Let $C$ be a coalgebra and $M$ a $C^*$-module, where $C^*$ is C's dual. Prove that $$\gamma: M \otimes C \rightarrow \text{Hom}_\mathbb{k}(C^*,M) \\ m \otimes c \mapsto [f \mapsto mf(c)]$$
is a $C^*$-module map.
In order to prove it I need to show that $$\gamma \circ \mu_{M \otimes C} = \mu_{\text{Hom}} \circ (Id_{C^*} \otimes \gamma)$$ where $\mu_{M \otimes C}$ is the action for the module $M \otimes C$ and $\mu_{\text{Hom}}$ is the action for $C^*$-module $\text{Hom}_\mathbb{k}(C^*,M)$, but I can't find how $\mu_{M \otimes C}$works.

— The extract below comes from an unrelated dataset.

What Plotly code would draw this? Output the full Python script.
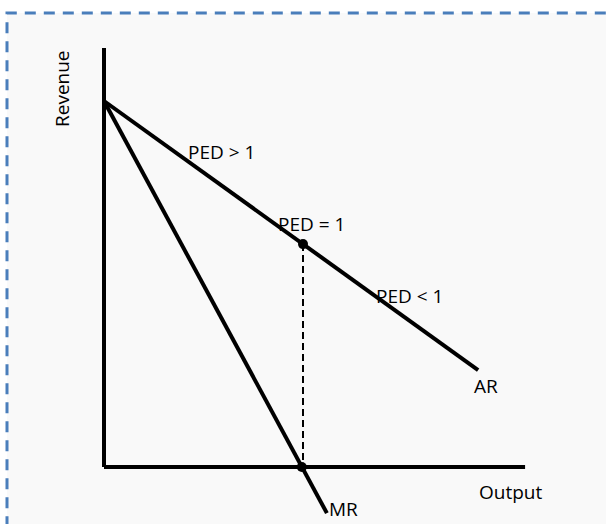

$$\mu_{M \otimes C}: C^* \otimes M \otimes C \rightarrow M \otimes C \\ f \otimes m \otimes c \mapsto ? \\ \mu_{\text{Hom}}: C^* \otimes \text{Hom}_\mathbb{k}(C^*,M) \rightarrow \text{Hom}_\mathbb{k}(C^*,M) \\ f \otimes g \mapsto fg$$
Following the equality I should show that $\forall f \in C^*, \forall m \in M, \forall c \in C$ $$ (\gamma \circ \mu_{M \otimes C})(f \otimes m \otimes c)= (\mu_{\text{Hom}} \circ Id_{C^*} \otimes \gamma)(f \otimes m \otimes c) \\ \Rightarrow (\gamma \circ \mu_{M \otimes C})(f \otimes m \otimes c) = \mu_{\text{Hom}} (f \otimes \gamma(m \otimes c)) \\ \Rightarrow (\gamma \circ \mu_{M \otimes C})(f \otimes m \otimes c) = \mu_{\text{Hom}} (f \otimes m g(c)) \quad \forall g \in C^* \\ \Rightarrow (\gamma \circ \mu_{M \otimes C})(f \otimes m \otimes c) = mf g(c) \quad \forall g \in C^*$$
and given that I don't know how $\mu_{M \otimes C}$ works, I cant complete the equality.
Is it the rigth approach? Does anyone know how this multiplication acts on the elements of $C^* \otimes M \otimes C \rightarrow M \otimes C$?
Maybe there is a more subtle action of $C^*$ I'm not seeing, but it seems to me that the action of $C^*$ on $M\otimes C$ just comes from the action on $M$: in other words, $f\cdot (m\otimes c) = (f\cdot m)\otimes c$. Likewise, the action of $C^*$ on $\operatorname{Hom}_k(C^*,M)$ simply comes from the action of $C^*$, and $(f\cdot \varphi)(c)=f\cdot (\varphi(c))$.
In this case the proof that $\gamma$ is a $C^*$-morphism is just a one-line equation.